Although the directive comes into force today, goody-two-shoes Britain has already done it, and gone further than the directive. Our government requires us to renew every ten years, instead of the fifteen that the EU wants. And, contrary, to this report, we do see minimum requirements for driving tests in the Directive, now labelled 2006/126/EC.
According to the report, people with licences for life must trade them in for a new licence by 2033. Belgium, France and Cyprus are still issuing paper licences at this time and will not be compliant with the directive by tomorrow, the Commission said. France said it will be compliant within six months, but it is not known when Belgium will be compliant.

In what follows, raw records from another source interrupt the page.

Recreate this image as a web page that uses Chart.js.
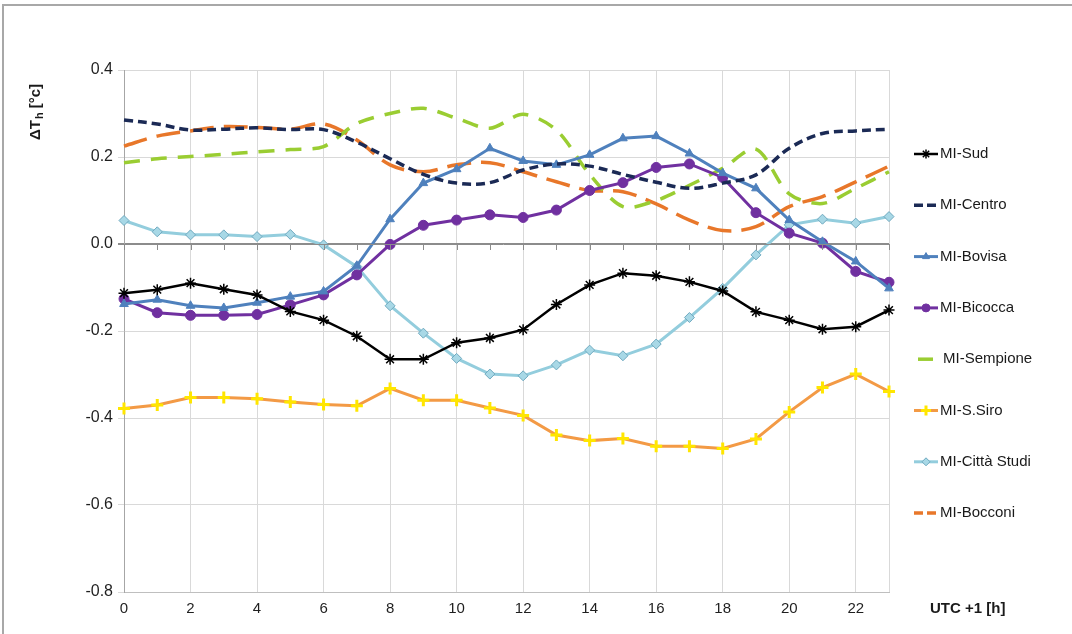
<!DOCTYPE html>
<html>
<head>
<meta charset="utf-8">
<script src="https://cdn.jsdelivr.net/npm/chart.js@4.4.1/dist/chart.umd.min.js"></script>
<style>
  html, body { margin: 0; padding: 0; background: #fff; }
  #wrap { width: 1072px; height: 634px; }
</style>
</head>
<body>
<div id="wrap"><canvas id="chartDT" width="1072" height="634"></canvas></div>
<script>
  const hours = [0, 1, 2, 3, 4, 5, 6, 7, 8, 9, 10, 11, 12, 13, 14, 15, 16, 17, 18, 19, 20, 21, 22, 23];
  const xTickValues = [0, 2, 4, 6, 8, 10, 12, 14, 16, 18, 20, 22];

  const sud = [-0.113, -0.105, -0.090, -0.104, -0.117, -0.155, -0.175, -0.212, -0.265, -0.265, -0.227, -0.216,
    -0.197, -0.139, -0.094, -0.067, -0.073, -0.087, -0.108, -0.156, -0.175, -0.196, -0.190, -0.152];
  const centro = [0.285, 0.276, 0.262, 0.264, 0.267, 0.263, 0.263, 0.234, 0.196, 0.160, 0.140, 0.141,
    0.170, 0.184, 0.179, 0.160, 0.142, 0.128, 0.140, 0.159, 0.220, 0.254, 0.260, 0.264];
  const bovisa = [-0.138, -0.128, -0.142, -0.147, -0.135, -0.121, -0.109, -0.050, 0.057, 0.140, 0.172, 0.220,
    0.191, 0.182, 0.205, 0.243, 0.248, 0.208, 0.163, 0.128, 0.055, 0.005, -0.040, -0.102];
  const bicocca = [-0.126, -0.158, -0.164, -0.164, -0.162, -0.140, -0.117, -0.071, -0.001, 0.043, 0.055, 0.067,
    0.061, 0.078, 0.123, 0.141, 0.176, 0.184, 0.153, 0.072, 0.025, 0.002, -0.063, -0.088];
  const sempione = [0.187, 0.196, 0.201, 0.206, 0.212, 0.217, 0.224, 0.277, 0.300, 0.312, 0.289, 0.266,
    0.298, 0.262, 0.160, 0.086, 0.100, 0.135, 0.174, 0.218, 0.115, 0.093, 0.128, 0.166];
  const ssiro = [-0.378, -0.370, -0.353, -0.353, -0.356, -0.363, -0.369, -0.372, -0.332, -0.359, -0.359, -0.377,
    -0.394, -0.439, -0.452, -0.447, -0.465, -0.465, -0.470, -0.448, -0.386, -0.330, -0.299, -0.339];
  const cittaStudi = [0.054, 0.028, 0.021, 0.021, 0.017, 0.022, -0.002, -0.052, -0.142, -0.205, -0.263, -0.299,
    -0.303, -0.278, -0.244, -0.257, -0.230, -0.169, -0.102, -0.025, 0.044, 0.057, 0.048, 0.063];
  const bocconi = [0.225, 0.248, 0.260, 0.270, 0.268, 0.264, 0.276, 0.239, 0.182, 0.166, 0.182, 0.187,
    0.166, 0.143, 0.123, 0.120, 0.092, 0.055, 0.031, 0.040, 0.086, 0.109, 0.143, 0.179];

  const FONT = '"Liberation Sans", Arial, sans-serif';

  function pts(vals) {
    return hours.map((h, i) => ({ x: h, y: vals[i] }));
  }

  const datasets = [
    { label: 'MI-Sud', data: pts(sud), borderColor: '#000000', backgroundColor: '#000000', borderWidth: 2.5,
      pointStyle: 'star', pointRadius: 5.5, pointBorderWidth: 1.5, tension: 0 },
    { label: 'MI-Centro', data: pts(centro), borderColor: '#1b2a55', backgroundColor: '#1b2a55', borderWidth: 3.5,
      borderDash: [9, 5], pointRadius: 0, tension: 0.35 },
    { label: 'MI-Bovisa', data: pts(bovisa), borderColor: '#4f81bd', backgroundColor: '#4f81bd', borderWidth: 3,
      pointStyle: 'triangle', pointRadius: 5, pointBorderWidth: 1, tension: 0 },
    { label: 'MI-Bicocca', data: pts(bicocca), borderColor: '#7030a0', backgroundColor: '#7030a0', borderWidth: 3,
      pointStyle: 'circle', pointRadius: 5, pointBorderWidth: 1, tension: 0 },
    { label: 'MI-Sempione', data: pts(sempione), borderColor: '#9acd32', backgroundColor: '#9acd32', borderWidth: 3.5,
      borderDash: [16, 11], pointRadius: 0, tension: 0.3 },
    { label: 'MI-S.Siro', data: pts(ssiro), borderColor: '#f39a45', backgroundColor: '#ffe600', borderWidth: 3,
      pointStyle: 'cross', pointRadius: 6, pointBorderColor: '#ffe600', pointBorderWidth: 3, tension: 0 },
    { label: 'MI-Città Studi', data: pts(cittaStudi), borderColor: '#93cddd', backgroundColor: '#a8d8e6', borderWidth: 3,
      pointStyle: 'rectRot', pointRadius: 5, pointBorderColor: '#6fa9bf', pointBorderWidth: 1, tension: 0 },
    { label: 'MI-Bocconi', data: pts(bocconi), borderColor: '#e8772a', backgroundColor: '#e8772a', borderWidth: 3.5,
      borderDash: [24, 10], pointRadius: 0, tension: 0.35 }
  ];
  datasets.forEach(ds => { ds.clip = 8; });

  // frame, zero-line ticks, axis titles and legend
  const extras = {
    id: 'extras',
    afterDraw(chart) {
      const c = chart.ctx;
      const xs = chart.scales.x;
      const ys = chart.scales.y;
      const area = chart.chartArea;
      c.save();

      // outer frame (top and left edges)
      c.strokeStyle = '#a8a8a8';
      c.lineWidth = 2;
      c.beginPath();
      c.moveTo(3, 634);
      c.lineTo(3, 5);
      c.lineTo(1072, 5);
      c.stroke();

      // small ticks along the zero line
      const y0 = ys.getPixelForValue(0);
      c.strokeStyle = '#8c8c8c';
      c.lineWidth = 1;
      c.beginPath();
      c.moveTo(area.left - 6, y0 + 0.5);
      c.lineTo(area.right, y0 + 0.5);
      hours.forEach(h => {
        const x = Math.round(xs.getPixelForValue(h)) + 0.5;
        c.moveTo(x, y0);
        c.lineTo(x, y0 + 6);
      });
      c.stroke();

      // x axis title
      c.fillStyle = '#1a1a1a';
      c.font = 'bold 15px ' + FONT;
      c.textBaseline = 'middle';
      c.textAlign = 'left';
      c.fillText('UTC +1 [h]', 930, 609);

      // y axis title, rotated
      c.translate(36, 140);
      c.rotate(-Math.PI / 2);
      c.font = 'bold 15px ' + FONT;
      c.fillText('\u0394T', 0, 0);
      let w = c.measureText('\u0394T').width;
      c.font = 'bold 11px ' + FONT;
      c.fillText('h', w + 1, 4);
      w += c.measureText('h').width + 2;
      c.font = 'bold 15px ' + FONT;
      c.fillText('[\u00b0c]', w + 3, 0);
      c.setTransform(1, 0, 0, 1, 0, 0);

      // legend
      chart.data.datasets.forEach((ds, i) => {
        const ly = 154 + i * 51.3;
        const short = ds.label === 'MI-Sempione';
        const x1 = short ? 918 : 914;
        const x2 = short ? 933 : 938;
        c.strokeStyle = ds.borderColor;
        c.lineWidth = ds.borderWidth;
        c.setLineDash(ds.borderDash && !short ? [Math.min(ds.borderDash[0], 9), 4] : []);
        c.beginPath();
        c.moveTo(x1, ly);
        c.lineTo(x2, ly);
        c.stroke();
        c.setLineDash([]);
        if (ds.pointRadius > 0) {
          c.fillStyle = ds.backgroundColor;
          c.strokeStyle = ds.pointBorderColor || ds.borderColor;
          c.lineWidth = ds.pointBorderWidth;
          Chart.helpers.drawPoint(c, { pointStyle: ds.pointStyle, radius: ds.pointRadius - 1, borderWidth: ds.pointBorderWidth, rotation: 0 }, 926, ly);
        }
        c.fillStyle = '#1a1a1a';
        c.font = '15px ' + FONT;
        c.textAlign = 'left';
        c.fillText(ds.label, short ? 943 : 940, ly);
      });

      c.restore();
    }
  };

  const ctx = document.getElementById('chartDT');

  new Chart(ctx, {
    type: 'line',
    data: { datasets: datasets },
    options: {
      responsive: false,
      animation: false,
      layout: { padding: { top: 70, right: 183, bottom: 0, left: 0 } },
      plugins: {
        legend: { display: false },
        tooltip: { enabled: false }
      },
      scales: {
        x: {
          type: 'linear',
          min: 0,
          max: 23,
          afterBuildTicks: axis => {
            axis.ticks = xTickValues.concat([23]).map(v => ({ value: v }));
          },
          afterFit: axis => { axis.height = 42; },
          ticks: {
            autoSkip: false,
            maxRotation: 0,
            padding: 8,
            color: '#1f1f1f',
            font: { family: FONT, size: 15 },
            callback: v => (v === 23 ? '' : v)
          },
          grid: { color: '#d9d9d9', drawTicks: false },
          border: { color: '#bfbfbf' }
        },
        y: {
          min: -0.8,
          max: 0.4,
          afterFit: axis => { axis.width = 124; },
          ticks: {
            stepSize: 0.2,
            padding: 5,
            color: '#1f1f1f',
            font: { family: FONT, size: 16 },
            callback: v => Number(v).toFixed(1)
          },
          grid: {
            color: c => (Math.abs(c.tick.value) < 1e-9 ? '#8c8c8c' : '#d9d9d9'),
            tickLength: 6
          },
          border: { color: '#a6a6a6' }
        }
      }
    },
    plugins: [extras]
  });
</script>
</body>
</html>
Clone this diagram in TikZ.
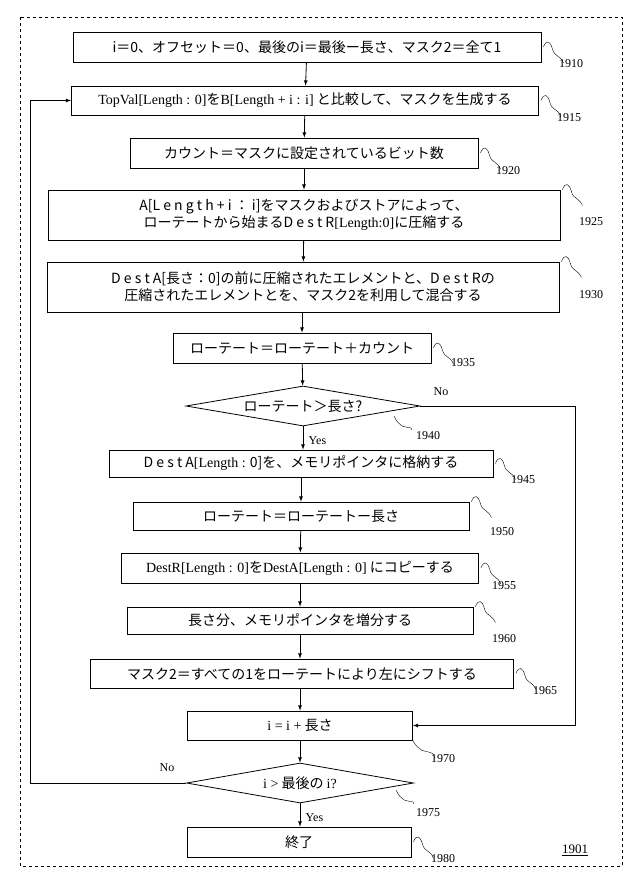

But the main event is that, by this means, drivers are forced to apply for a document with the ring of stars emblazoned on it. The excuse for this, according to Siim Kallas, EU commissioner for transport, is that: "Traffic police across Europe are currently expected to recognise more than 100 different types of paper and plastic driving licence".
Of course, even if there was an excuse for a "little Europe" license, there is no need for the ring of stars. Strangely, there is an EEA version (see page 253), which Norway uses. And although it is standard EU format, so that the poor little europlods can recognise it, it doesn't have the dreaded EU symbol.
All that goes to prove what we already know – that the EU is trying to impose a cultural identity on us. And it also provides another very good reason why we should decouple from the EU. Standardisation – to an extent – we don't mind. But we can do without the baggage.